How do you find out if something is true? Once you start doubting, just like you're supposed to doubt - everything is possibly wrong - start out understanding religion by saying "everything is possibly wrong, let us see". As soon as you do that you start sliding down an edge which is hard to recover from.
I can live with doubt and uncertainty and not knowing - I think it's much more interesting to live not knowing than to have answers that might be wrong. I have approximate answers and possible beliefs and different degrees of certainty about different things but I'm not absolutely sure of anything and there are many things I don't know anything about such as whether it means anything to ask "why are we here?" But I don't have to know an answer - I don't feel frightened by not knowing things - by being lost in the mysterious universe without having any purpose, which is the way it really is as far as i can tell possibly -- it doesn't frighten me.

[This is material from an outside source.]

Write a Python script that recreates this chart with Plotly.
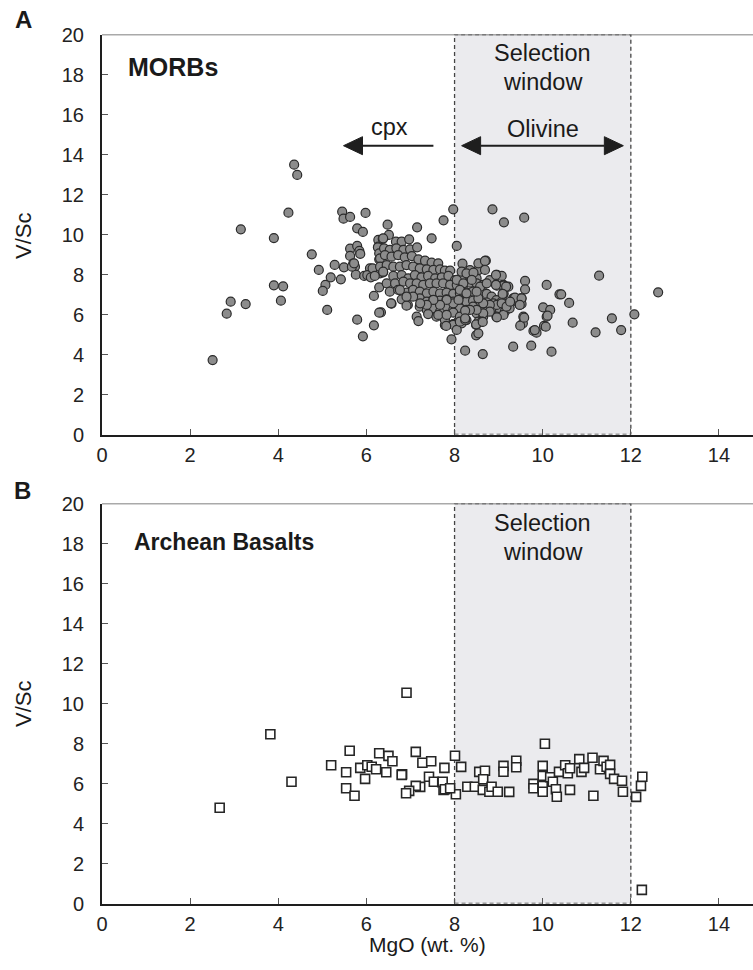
import plotly.graph_objects as go

# ---------------- DATA ----------------
# Panel A: MORBs (MgO wt.%, V/Sc)
morb_left = [(2.51,3.72),(2.83,6.04),(2.92,6.64),(3.26,6.52),(3.15,10.26),(3.90,9.82),(3.90,7.46),
    (4.11,7.41),(4.06,6.69),(4.23,11.09),(4.36,13.49),(4.43,12.98),(4.76,9.01),(4.92,8.23),(5.07,7.48),
    (5.01,7.18),(5.11,6.23),(5.19,7.86),(5.28,8.48),(5.42,7.76),(5.49,8.36),(5.45,11.14),(5.48,10.79),
    (5.63,10.88),(5.98,11.08),(5.79,10.31),(5.92,10.13),(5.63,9.29),(5.79,9.43),(5.84,9.18),(5.63,8.93),
    (5.70,8.54),(5.74,8.39),(5.76,7.99),(5.79,5.74),(5.92,4.91),(5.86,9.03),(5.67,8.39),(5.95,7.93),(5.72,8.56)]
morb_mid = [(6.17,5.46),(6.17,6.93),(6.33,6.11),(6.57,6.54),(6.08,8.31),(6.16,7.98),(6.31,8.06),(6.38,8.11),
    (6.27,9.73),(6.27,9.39),(6.37,9.78),(6.29,8.76),(6.48,10.49),(6.51,9.98),(7.15,10.36),(6.80,6.76),
    (6.94,6.48),(7.14,5.89),(7.18,5.67),(7.97,11.26),(7.75,10.71),(7.48,9.81),(8.05,9.43),(6.02,7.97),
    (6.10,7.86),(6.26,9.36),(6.29,9.06),(6.29,7.36),(6.29,6.09),(6.14,8.31)]
morb_cluster = [(6.38,9.81),(6.67,9.64),(6.80,9.64),(6.97,9.76),
    (6.40,9.31),(6.53,9.23),(6.68,9.31),(6.84,9.23),(6.99,9.26),(7.15,9.36),
    (6.31,8.81),(6.42,8.97),(6.57,8.89),(6.72,8.97),(6.87,8.86),(7.03,8.92),(7.18,8.76),(7.33,8.69),(7.48,8.59),(7.63,8.56),
    (6.31,8.39),(6.46,8.47),(6.61,8.39),(6.76,8.39),(6.91,8.47),(7.06,8.39),(7.21,8.31),(7.37,8.26),(7.52,8.23),(7.67,8.26),(7.78,8.19),(7.90,8.19),
    (6.19,7.93),(6.38,8.14),(6.61,7.93),(6.80,7.97),(6.95,7.81),(7.10,7.97),(7.25,7.86),(7.40,7.93),(7.56,7.81),(7.71,7.86),(7.86,7.93),
    (8.01,7.72),(8.16,7.86),(8.35,7.93),(8.50,7.81),(8.20,8.22),(8.35,8.22),(8.54,8.22),
    (6.46,7.56),(6.65,7.56),(6.84,7.64),(6.99,7.56),(7.14,7.56),(7.29,7.48),(7.44,7.56),(7.59,7.56),(7.74,7.56),(7.90,7.48),
    (8.05,7.48),(8.20,7.48),(8.35,7.59),(8.50,7.56),(8.65,7.48),(8.80,7.72),(8.95,7.48),(9.11,7.48),(9.22,7.39),
    (6.53,7.14),(6.72,7.23),(6.91,7.09),(7.06,7.23),(7.21,7.14),(7.37,7.06),(7.52,7.14),(7.67,7.06),(7.82,7.09),(7.97,7.03),
    (8.12,7.06),(8.27,7.09),(8.42,7.14),(8.57,7.06),(8.73,7.03),(8.84,6.89),(8.95,6.72),(9.11,7.03),
    (7.21,6.81),(7.37,6.64),(7.52,6.72),(7.67,6.69),(7.82,6.76),(7.97,6.64),(8.12,6.72),(8.27,6.64),(8.42,6.69),(8.57,6.64),
    (8.73,6.60),(8.88,6.56),(9.07,6.64),(9.22,6.56),(9.33,6.81),(9.41,6.64),(9.52,6.81),(6.56,6.56),
    (7.21,6.39),(7.37,6.23),(7.52,6.31),(7.67,6.14),(7.82,6.39),(7.97,6.23),(8.12,6.31),(8.27,6.23),(8.42,6.39),(8.57,6.23),
    (8.73,6.14),(8.88,6.14),(9.03,6.23),(9.14,6.14),(9.25,6.31),(9.48,6.48),(7.40,6.02),(7.59,5.89),(7.78,5.81),(7.97,6.09),
    (8.12,5.89),(8.27,5.72),(8.50,6.06),(8.65,5.89),(8.95,5.89),(9.11,5.98),(7.78,5.47),(7.97,5.52),(8.16,5.56)]
morb_window = [(8.18,8.54),(8.58,8.53),(8.71,8.69),(8.54,8.23),(8.69,8.23),(8.96,7.98),(9.07,7.93),(8.96,7.44),
    (9.11,7.44),(9.11,7.06),(9.33,6.73),(9.49,6.79),(9.52,6.53),(8.96,6.48),(9.07,6.56),(9.18,6.39),(8.80,6.48),
    (8.65,6.56),(8.54,6.81),(8.80,6.14),(8.96,5.86),(8.65,6.06),(8.50,6.23),(8.35,6.23),(8.24,6.19),(8.54,5.64),
    (8.49,5.48),(8.62,5.64),(7.97,5.48),(8.05,5.23),(7.93,4.76),(8.12,5.64),(8.24,5.73),(7.78,5.73),(7.63,5.98),
    (7.82,5.98),(6.91,6.44),(7.97,6.56),(8.09,6.73),(7.82,6.73),(7.67,6.48),(7.52,6.73),(7.37,6.48),(7.22,6.56),
    (7.06,6.89),(6.91,6.89),(6.76,7.23),(8.16,8.14),(8.27,8.06),(8.43,8.09),(8.05,7.73),(8.20,7.56),(8.39,7.73),
    (8.58,7.39),(8.73,7.56),(8.12,7.23),(8.27,7.06),(8.50,7.14)]
morb_right = [(8.86,11.26),(9.12,10.61),(9.58,10.84),(8.54,8.56),(8.69,8.68),(8.94,7.98),(8.94,7.48),(9.17,7.39),
    (9.60,7.68),(9.60,7.26),(10.09,7.48),(10.38,7.01),(9.37,6.84),(9.52,6.81),(9.26,6.64),(9.48,6.48),(9.09,7.03),
    (10.01,6.36),(10.17,6.23),(10.09,5.89),(10.03,5.43),(9.56,5.89),(9.55,5.56),(9.49,5.44),(9.79,5.18),(9.86,5.09),
    (9.33,4.39),(9.74,4.44),(10.20,4.14),(8.64,4.02),(8.24,4.19),(8.49,4.96),(8.54,5.06),(8.49,5.51),(8.64,5.63),
    (7.81,5.43),(8.24,5.81),(11.28,7.94),(12.62,7.11),(12.08,6.01),(11.57,5.81),(11.78,5.22),(11.20,5.11),
    (10.68,5.59),(10.60,6.58),(10.42,7.01),(10.07,5.39),(10.11,5.94),(9.82,5.22),(9.58,5.84)]

# Panel B: Archean basalts (MgO wt.%, V/Sc)
arch_left = [(2.67,4.79),(3.82,8.46),(4.30,6.09),(6.91,10.54),(5.20,6.91),(5.62,7.64),(5.54,6.56),(5.54,5.76),
    (5.73,5.39),(5.86,6.78),(6.02,6.91),(5.97,6.23),(6.12,6.84),(6.22,6.71),(6.29,7.51),(6.50,7.38),(6.59,7.11),
    (6.45,6.56),(6.81,6.46),(7.12,7.58),(7.27,7.04),(7.47,7.11),(7.77,6.78),(7.42,6.34),(7.53,6.09),(7.72,6.06),
    (7.22,5.83),(7.12,5.88),(6.97,5.63),(6.90,5.51),(7.75,5.68),(7.86,5.76),(6.80,6.43)]
arch_window = [(8.01,7.39),(8.15,6.83),(7.73,6.09),(7.78,5.71),(8.03,5.46),(7.90,5.76),(8.29,5.84),(8.46,5.84),
    (8.56,6.58),(8.69,6.64),(8.65,6.21),(8.64,5.68),(8.79,5.59),(8.84,5.84),(8.98,5.59),(9.24,5.58),(9.11,6.88),
    (9.11,6.59),(9.40,7.14),(9.40,6.81),(10.05,7.99),(10.00,6.88),(10.00,6.38),(9.79,5.98),(9.79,5.76),(10.00,5.88),
    (10.00,5.59),(10.17,6.31),(10.23,6.09),(10.30,5.71),(10.32,5.34),(10.37,6.58),(10.51,6.91),(10.57,6.51),
    (10.62,6.76),(10.62,5.68),(10.83,7.22),(10.88,6.58),(10.94,6.78),(11.13,7.29),(11.15,5.39),(11.30,6.71),
    (11.38,7.13),(11.45,6.84),(11.53,6.93),(11.53,6.48),(11.62,6.23),(11.80,6.14),(11.82,5.59)]
arch_right = [(12.12,5.33),(12.23,5.88),(12.26,6.34),(12.25,0.68)]

window_mgo = [8, 12]
x_ticks = [0, 2, 4, 6, 8, 10, 12, 14]
y_ticks = [0, 2, 4, 6, 8, 10, 12, 14, 16, 18, 20]

morb = morb_left + morb_mid + morb_cluster + morb_window + morb_right
arch = arch_left + arch_window + arch_right

# ---------------- FIGURE ----------------
W, H = 753, 970
L = 102
FONT = "Liberation Sans, Arial, Helvetica, sans-serif"
INK = "#1e1e1e"

def pxx(p):
    return (p - L) / (W - L)

def pxy(p):
    return (H - p) / H

fig = go.Figure()
fig.add_trace(go.Scatter(
    x=[p[0] for p in morb], y=[p[1] for p in morb], mode="markers",
    marker=dict(symbol="circle", size=9, color="#8c8c8c", line=dict(color="#2b2b2b", width=1.2)),
    xaxis="x", yaxis="y", showlegend=False, hoverinfo="x+y"))
fig.add_trace(go.Scatter(
    x=[p[0] for p in arch], y=[p[1] for p in arch], mode="markers",
    marker=dict(symbol="square", size=9, color="white", line=dict(color="#262626", width=1.6)),
    xaxis="x2", yaxis="y2", showlegend=False, hoverinfo="x+y"))

axis_common = dict(
    showgrid=False, zeroline=False, showline=True, linecolor=INK, linewidth=2,
    ticks="inside", ticklen=6, tickwidth=1, tickcolor="#555", automargin=False,
    tickfont=dict(family=FONT, size=20, color="#222"),
)
xr = [0, (W - L) / 44.07]
fig.update_layout(
    template="none",
    width=W, height=H, margin=dict(l=L, r=0, t=0, b=0, pad=0), autosize=False,
    paper_bgcolor="white", plot_bgcolor="white",
    xaxis=dict(domain=[0, 1], anchor="y", range=xr, tickvals=x_ticks, ticklabelstandoff=1, **axis_common),
    yaxis=dict(domain=[pxy(434.5), pxy(34.5)], anchor="x", range=[0, 20], tickvals=y_ticks,
               ticklabelstandoff=12, **axis_common),
    xaxis2=dict(domain=[0, 1], anchor="y2", range=xr, tickvals=x_ticks, ticklabelstandoff=1, **axis_common),
    yaxis2=dict(domain=[pxy(903.5), pxy(503.5)], anchor="x2", range=[0, 20], tickvals=y_ticks,
                ticklabelstandoff=12, **axis_common),
)

shapes = []
for xa, ya in (("x", "y"), ("x2", "y2")):
    shapes.append(dict(type="rect", xref=xa, yref=ya, x0=window_mgo[0], x1=window_mgo[1], y0=0, y1=20,
                       fillcolor="#ebebee", line=dict(color="#444", width=1.3, dash="4px,3px"), layer="below"))
    shapes.append(dict(type="line", xref="paper", yref=ya, x0=0, x1=1, y0=20, y1=20,
                       line=dict(color="#555", width=1.3)))

# arrows (top panel)
ay = 14.44
hl = 19 / 44.07   # arrowhead length in MgO units
hh = 0.45         # arrowhead half height in V/Sc units
def head(tip, direction):
    b = tip - direction * hl
    return dict(type="path", xref="x", yref="y",
                path=f"M {tip},{ay} L {b},{ay + hh} L {b},{ay - hh} Z",
                fillcolor=INK, line=dict(color=INK, width=1))
shapes.append(dict(type="line", xref="x", yref="y", x0=5.48 + hl, x1=7.52, y0=ay, y1=ay,
                   line=dict(color=INK, width=2)))
shapes.append(head(5.48, -1))
shapes.append(dict(type="line", xref="x", yref="y", x0=8.16 + hl, x1=11.83 - hl, y0=ay, y1=ay,
                   line=dict(color=INK, width=2)))
shapes.append(head(8.16, -1))
shapes.append(head(11.83, 1))
fig.update_layout(shapes=shapes)

ann = []
def txt(text, x, y, size, xref="paper", yref="paper", bold=False, xanchor="center", angle=0):
    ann.append(dict(text=f"<b>{text}</b>" if bold else text, x=x, y=y, xref=xref, yref=yref,
                    showarrow=False, xanchor=xanchor, yanchor="middle", textangle=angle,
                    font=dict(family=FONT, size=size, color="#1a1a1a")))

txt("A", pxx(23.5), pxy(19), 24, bold=True)
txt("B", pxx(22), pxy(490), 24, bold=True)
txt("MORBs", pxx(126), pxy(67.5), 25, bold=True, xanchor="left")
txt("Archean Basalts", pxx(132), pxy(542), 23, bold=True, xanchor="left")
txt("Selection", 10, 19.05, 23.5, xref="x", yref="y")
txt("window", 10, 17.6, 23.5, xref="x", yref="y")
txt("Olivine", 10, 15.3, 23.5, xref="x", yref="y")
txt("cpx", 6.53, 15.35, 23.5, xref="x", yref="y")
txt("Selection", 10, 19.05, 23.5, xref="x2", yref="y2")
txt("window", 10, 17.6, 23.5, xref="x2", yref="y2")
txt("V/Sc", pxx(23), pxy(236), 22, angle=-90)
txt("V/Sc", pxx(23), pxy(704), 22, angle=-90)
txt("MgO (wt. %)", pxx(427), pxy(944), 21)
fig.update_layout(annotations=ann)

fig.write_html("out.html", config={"displayModeBar": False},
               post_script="document.body.style.margin='0px';")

Quotes excerpted from the NOVA video, The Pleasure of Finding Things Out
I was listening to The Pleasure of Finding Things Out: The Best Short Works of Richard P. Feynman (which is beautifully read by Dan Cashman, and in which the above was included) and was stunned to hear Feynman crystalize, using very few words, my own religious philosophy.
The timing was excellent, because I was still smarting from Yann Martel's assertion in The Life of Pi:
To choose doubt as a philosophy of life is akin to choosing immobility as a means of transportation.
What?
I refuse Martel's base presumption that questions of faith must, or even can be answered, and his logical extraction that agnostics live with doubt because they fear to answer. The above quote from Feynman is the best possible answer I can think of to this presumption.